Olot-to-Girona greenway cycling
Families with older kids can book supported cycling on the Via Verda. Choose a short section unless everyone is properly bike-fit.
💡 Practical Tips for Families
- Do not over-schedule villages. Besalú, Santa Pau and Castellfollit are lovely, but three stone villages in one day can blur for children. Mix one village with one nature/play stop.
- Start walks early. Volcano trails are easy but exposed heat still matters.
- Carry layers for Núria. The valley can feel like a different season from Girona.
- Use Girona as your arrival/departure cushion. It is the easiest place for trains, restaurants and low-stress first/last nights.

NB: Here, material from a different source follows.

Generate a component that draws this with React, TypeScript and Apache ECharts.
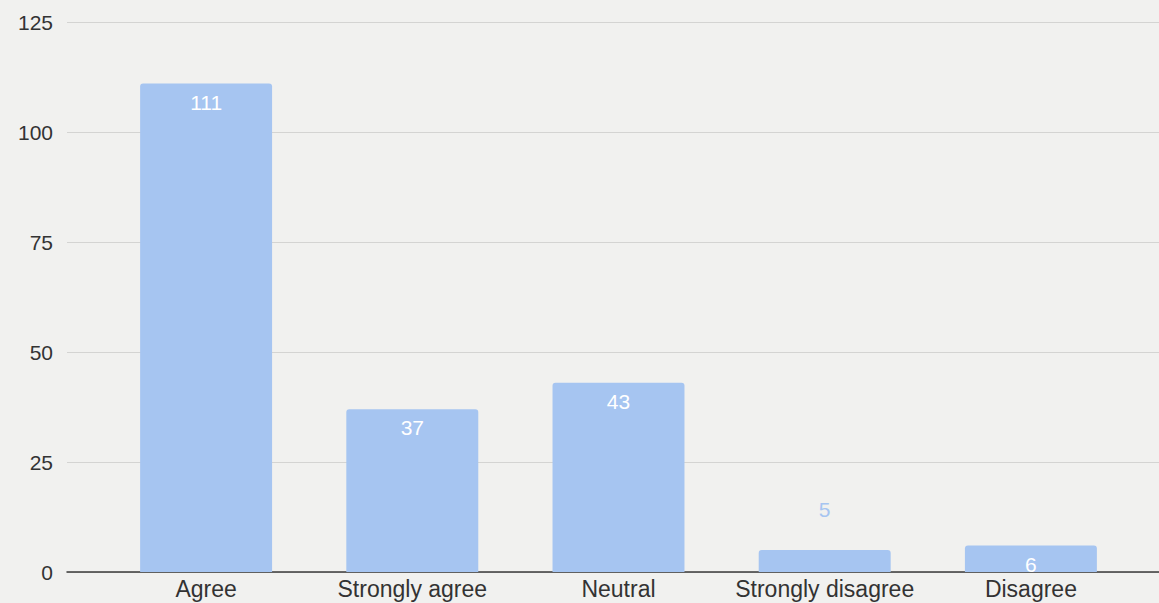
import React, { useEffect, useRef } from "react";
import * as echarts from "echarts";

const categories = ["Agree", "Strongly agree", "Neutral", "Strongly disagree", "Disagree"];
const counts = [111, 37, 43, 5, 6];
const yTicks = { min: 0, max: 125, interval: 25 };

const BAR = "#a6c5f1";
const FONT = "'Liberation Sans', Arial, sans-serif";

export default function App() {
  const ref = useRef<HTMLDivElement>(null);
  useEffect(() => {
    if (!ref.current) return;
    const chart = echarts.init(ref.current, undefined, { renderer: "svg" });
    const data = counts.map((v, i) =>
      i === 3
        ? { value: v, label: { position: "top", color: BAR, distance: 30 } }
        : v
    );
    chart.setOption({
      animation: false,
      backgroundColor: "#f1f1ef",
      textStyle: { fontFamily: FONT },
      grid: [
        { left: 67, right: 0, top: 22, bottom: 31 },
        { left: 103, right: 25, top: 22, bottom: 31 },
      ],
      xAxis: [
        {
          gridIndex: 0,
          type: "value",
          min: 0,
          max: 1,
          axisLine: { show: true, lineStyle: { color: "#3a3a3a", width: 1.5 } },
          axisTick: { show: false },
          axisLabel: { show: false },
          splitLine: { show: false },
        },
        {
          gridIndex: 1,
          type: "category",
          data: categories,
          axisLine: { show: false },
          axisTick: { show: false },
          axisLabel: {
            color: "#333",
            fontSize: 23,
            lineHeight: 23,
            margin: 5,
            fontFamily: FONT,
            interval: 0,
          },
        },
      ],
      yAxis: [
        {
          gridIndex: 0,
          type: "value",
          ...yTicks,
          axisLine: { show: false },
          axisTick: { show: false },
          axisLabel: { color: "#333", fontSize: 21, margin: 14, fontFamily: FONT },
          splitLine: { lineStyle: { color: "#d4d4d2", width: 1 } },
        },
        {
          gridIndex: 1,
          type: "value",
          ...yTicks,
          show: false,
          splitLine: { show: false },
        },
      ],
      series: [
        {
          type: "bar",
          xAxisIndex: 1,
          yAxisIndex: 1,
          data,
          barWidth: "64%",
          itemStyle: { color: BAR, borderRadius: [3, 3, 0, 0] },
          label: {
            show: true,
            position: "insideTop",
            distance: 8,
            color: "#ffffff",
            fontSize: 21,
            fontFamily: FONT,
          },
        },
      ],
    });
    return () => chart.dispose();
  }, []);
  return (
    <div
      ref={ref}
      style={{ position: "fixed", left: 0, top: 0, width: 1159, height: 603 }}
    />
  );
}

- Parking matters. Use signed car parks at Besalú, Girona old town edges, La Garrotxa trailheads and Banyoles. Do not improvise into tiny village cores.

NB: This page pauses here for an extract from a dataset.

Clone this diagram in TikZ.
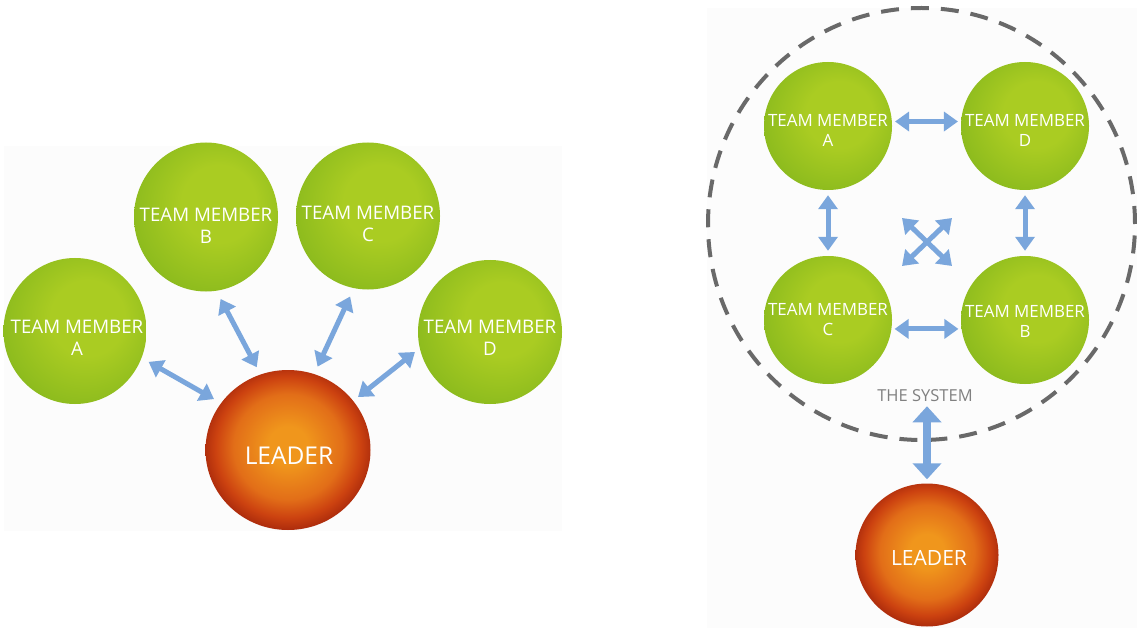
\documentclass[tikz,border=0pt]{standalone}
\usepackage{fontspec}
\setmainfont{Open Sans}
\usetikzlibrary{shapes.geometric,arrows.meta,calc}
\definecolor{gHi}{RGB}{170,204,34}
\definecolor{gMid}{RGB}{142,188,30}
\definecolor{gDark}{RGB}{90,150,26}
\definecolor{oC}{RGB}{240,150,28}
\definecolor{oM}{RGB}{226,110,24}
\definecolor{oE}{RGB}{204,66,16}
\definecolor{oR}{RGB}{170,42,12}
\definecolor{arrowblue}{RGB}{122,166,220}
\definecolor{dashgray}{RGB}{105,105,105}
\definecolor{systext}{RGB}{128,128,128}
\definecolor{panel}{RGB}{252,252,252}
\pgfdeclareradialshading{greenball}{\pgfpoint{6bp}{6bp}}{color(0bp)=(gHi); color(13bp)=(gHi); color(28bp)=(gMid); color(40bp)=(gDark); color(50bp)=(gDark)}
\pgfdeclareradialshading{orangeball}{\pgfpoint{0bp}{1.5bp}}{color(0bp)=(oC); color(6bp)=(oC); color(16.5bp)=(oM); color(22bp)=(oE); color(26bp)=(oR); color(50bp)=(oR)}
\tikzset{
  member/.style={ellipse, inner sep=0pt, shading=greenball},
  leaderball/.style={ellipse, inner sep=0pt, shading=orangeball},
  bigtext/.style={text=white, align=center, font=\fontsize{18.7}{22}\selectfont},
  smalltext/.style={text=white, align=center, font=\fontsize{16.9}{20}\selectfont},
  arr/.style={draw=arrowblue, line width=5pt, {Triangle[width=19pt,length=14pt]}-{Triangle[width=19pt,length=14pt]}},
  bigarr/.style={draw=arrowblue, line width=8.5pt, {Triangle[width=28pt,length=16pt]}-{Triangle[width=28pt,length=16pt]}},
}
\begin{document}
\begin{tikzpicture}[x=1pt,y=-1pt]
\useasboundingbox (0,0) rectangle (1137,628);
% panels
\fill[panel] (4,146) rectangle (562,531);
\fill[panel] (707,8) rectangle (1137,628);

% ---------- left diagram ----------
\node[member, minimum width=143pt, minimum height=146pt] (lA) at (75,331) {};
\node[member, minimum width=144pt, minimum height=149pt] (lB) at (206,217) {};
\node[member, minimum width=144pt, minimum height=147pt] (lC) at (368,216) {};
\node[member, minimum width=144pt, minimum height=144pt] (lD) at (490,332) {};
\node[leaderball, minimum width=165pt, minimum height=160pt] (lL) at (288,450) {};
\node[bigtext] (tA) at ($(lA)+(2,7)$) {TEAM MEMBER\\A};
\node[bigtext] (tB) at ($(lB)+(0,9)$) {TEAM MEMBER\\B};
\node[bigtext] (tC) at ($(lC)+(0,8)$) {TEAM MEMBER\\C};
\node[bigtext] (tD) at ($(lD)+(0,6)$) {TEAM MEMBER\\D};
\node[text=white, font=\fontsize{24.5}{28}\selectfont] (tL) at ($(lL)+(1,6)$) {LEADER};

\draw[arr, shorten <=8pt, shorten >=8pt] (lA.-22) -- (lL.145);
\draw[arr, shorten <=9pt, shorten >=8pt] (lB.-82) -- (lL.110);
\draw[arr, shorten <=9pt, shorten >=8pt] (lC.-101) -- (lL.71);
\draw[arr, shorten <=6pt, shorten >=6pt] (lD.-167) -- (lL.37);

% ---------- right diagram ----------
\node[ellipse, draw=dashgray, line width=4pt, dash pattern=on 18pt off 12pt, minimum width=427pt, minimum height=432pt, inner sep=0pt] (sys) at (921.5,224) {};
\node[member, minimum width=128pt, minimum height=128pt] (rA) at (828,126) {};
\node[member, minimum width=128pt, minimum height=128pt] (rD) at (1025,126) {};
\node[member, minimum width=128pt, minimum height=128pt] (rC) at (828,320) {};
\node[member, minimum width=128pt, minimum height=128pt] (rB) at (1025,320) {};
\node[leaderball, minimum width=143pt, minimum height=143pt] (rL) at (927,555) {};
\node[smalltext] (trA) at ($(rA)+(0,4)$) {TEAM MEMBER\\A};
\node[smalltext] (trD) at ($(rD)+(0,4)$) {TEAM MEMBER\\D};
\node[smalltext] (trC) at ($(rC)+(0,0)$) {TEAM MEMBER\\C};
\node[smalltext] (trB) at ($(rB)+(0,1)$) {TEAM MEMBER\\B};
\node[text=white, font=\fontsize{21}{25}\selectfont] (trL) at ($(rL)+(2,3)$) {LEADER};
\node[text=systext, font=\fontsize{16.5}{19}\selectfont, inner sep=1pt] (systxt) at (925,396) {THE SYSTEM};

\draw[arr, shorten <=3pt, shorten >=3pt] (rA.4) -- (rD.176);
\draw[arr, shorten <=3pt, shorten >=3pt] (rC.-8) -- (rB.-172);
\draw[arr, shorten <=5pt, shorten >=5pt] (rA.south) -- (rC.north);
\draw[arr, shorten <=5pt, shorten >=5pt] (rD.south) -- (rB.north);
\coordinate (X) at (927,242);
\draw[arr] ($(X)+(-25,-24)$) -- ($(X)+(25,24)$);
\draw[arr] ($(X)+(25,-24)$) -- ($(X)+(-25,24)$);
\draw[bigarr, shorten <=3pt, shorten >=4pt] (systxt.south -| rL.north) -- (rL.north);
\end{tikzpicture}
\end{document}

- Choose accommodation by rhythm. Girona for city convenience; Olot/Santa Pau for volcano days; Ribes de Freser for mountain railway focus.

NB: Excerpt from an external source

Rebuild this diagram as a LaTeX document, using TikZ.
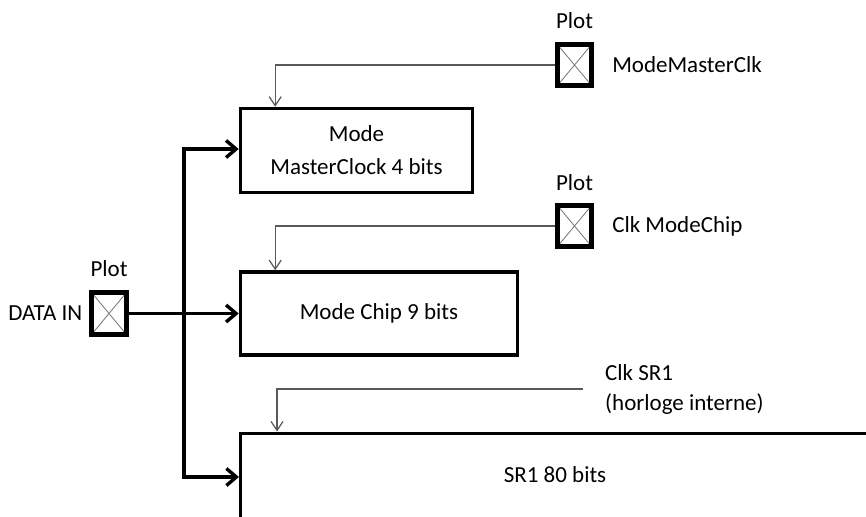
\documentclass[tikz,border=0pt]{standalone}
\usepackage{fontspec}
\setmainfont{Carlito}
\usetikzlibrary{arrows.meta,positioning}
\tikzset{
  lbl/.style={font=\fontsize{23}{28}\selectfont, inner sep=2pt},
  regbox/.style={draw, line width=3.6pt, lbl, align=center},
  pad/.style={draw, line width=4.6pt, minimum width=34.5pt, minimum height=41.5pt, inner sep=0pt,
    path picture={\draw[black!55, line width=0.8pt]
      (path picture bounding box.north west) -- (path picture bounding box.south east)
      (path picture bounding box.south west) -- (path picture bounding box.north east);}},
  bus/.style={line width=3.8pt, -{Straight Barb[length=10pt,width=17pt,line width=3.4pt]}},
  clk/.style={black!65, line width=1.4pt, -{Straight Barb[length=9pt,width=12pt,line width=1.2pt]}}
}
\begin{document}
\begin{tikzpicture}[x=1pt,y=-1pt]
  \useasboundingbox (0,0) rectangle (866,516);
  % registers
  \node[regbox, minimum width=232pt, minimum height=84pt] (mmc) at (356.5,150.5) {Mode\\[5pt]MasterClock 4 bits};
  \node[regbox, minimum width=277pt, minimum height=83pt] (chip) at (379,313.5) {Mode Chip 9 bits};
  \draw[line width=3.6pt] (240.5,520) |- (870,433.5);
  \node[lbl] (sr1) at (555,475) {SR1 80 bits};
  \coordinate (sr1w) at (239,477);
  \coordinate (sr1n) at (277,431.5);
  % pads
  \node[pad] (padmmc) at (574.5,65) {};
  \node[pad] (padchip) at (574.5,226) {};
  \node[pad] (padin) at (109,313.5) {};
  \node[lbl, above=11pt of padmmc] {Plot};
  \node[lbl, above=10pt of padchip] {Plot};
  \node[lbl, above=12pt of padin] {Plot};
  \node[lbl, right=16pt of padmmc] (lmmc) {ModeMasterClk};
  \node[lbl, right=16pt of padchip] (lchip) {Clk ModeChip};
  \node[lbl, left=5pt of padin] (lin) {DATA IN};
  \node[lbl, align=left, anchor=west] (lsr1) at (603,389) {Clk SR1\\[2pt](horloge interne)};
  % clocks
  \draw[clk] (padmmc.west) -| ([xshift=36.5pt]mmc.north west);
  \draw[clk] (padchip.west) -| ([xshift=36.5pt]chip.north west);
  \draw[clk] ([xshift=-20pt]lsr1.west) -| (sr1n);
  % data bus
  \coordinate (bus) at (184,0);
  \draw[bus] (padin.east) -- (chip.west);
  \draw[bus] (bus |- sr1w) |- ([yshift=1.5pt]mmc.west);
  \draw[bus] ([yshift=1.5pt]bus |- mmc.west) |- (sr1w);
\end{tikzpicture}
\end{document}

📋 Quick Reference: Activities at a Glance
| Activity | Best Ages | Time | Cost | Notes |
|---|---|---|---|---|
| Girona Old Town & Onyar Houses | All ages | 2–4h | Free | Best first-day orientation |
| Girona Cathedral | 5+ | 45–90m | Paid/free exterior | Big staircase hook |
| Girona City Walls | 5+ | 45–90m | Free | Exposed in sun |
| Arab Baths | 6+ | 20–40m | Low | Quick atmospheric stop |
| Jewish Quarter | 7+ | 45–90m | Free/paid museum | Lanes plus history |
| Rocambolesc Gelateria | All ages | 15–30m | Treat | Reward stop |
| La Garrotxa Volcanic Zone | 5+ | Half day+ | Free | Route choice matters |
| Santa Margarida Volcano | 5+ | 1.5–2.5h | Free | Best child-friendly crater |
| Croscat Volcano | 6+ | 60–90m | Free | Visible volcanic layers |
| Fageda d’en Jordà | All ages | 1–2h | Free | Shaded forest win |
| Olot | All ages | 2h+ | Free | Practical base |
| Besalú | All ages | 1.5–3h | Free | Iconic bridge |
| Santa Pau | All ages | 1–2h | Free | Best with volcano day |
| Castellfollit de la Roca | All ages | 45–90m | Free | Cliff viewpoint stop |
| Banyoles Lake | All ages | 1.5–4h | Free | Space/play/picnic |
| Vall de Núria Rack Railway | All ages | Full day | Paid | Mountain highlight |
| Ribes de Freser | All ages | 30–90m | Free | Núria base town |
| Queralbs | 5+ | 45–90m | Free | Pretty mountain village |
| Camprodon | All ages | 1.5–3h | Free | Gentler mountain town |
✈️ Getting to Girona Pyrenees
From Malta: Seasonal/direct links to Girona or Barcelona vary, but Barcelona is the reliable gateway. Fly to BCN, take the train to Girona or rent a car at the airport if you are heading straight for Garrotxa/Pyrenees.
Airports: Girona-Costa Brava (GRO) is closest and easiest when flights line up. Barcelona (BCN) has far more routes and usually better prices. From BCN, Girona is around 40 minutes by high-speed/fast train from Barcelona Sants, or roughly 1h 20m–1h 40m by car depending on traffic.
Suggested 4-day family itinerary:
- Day 1: Arrive Girona, old town, cathedral steps, walls, Rocambolesc
- Day 2: Besalú, Castellfollit viewpoint, Olot or Santa Pau overnight
- Day 3: Santa Margarida volcano + Fageda d’en Jordà + Santa Pau lunch
- Day 4: Vall de Núria rack railway day, or Banyoles Lake if you want an easier finish
Best family base: Girona if you want restaurants and easy arrival; Olot/Santa Pau if volcanoes are the focus; Ribes de Freser if the Pyrenees day matters most.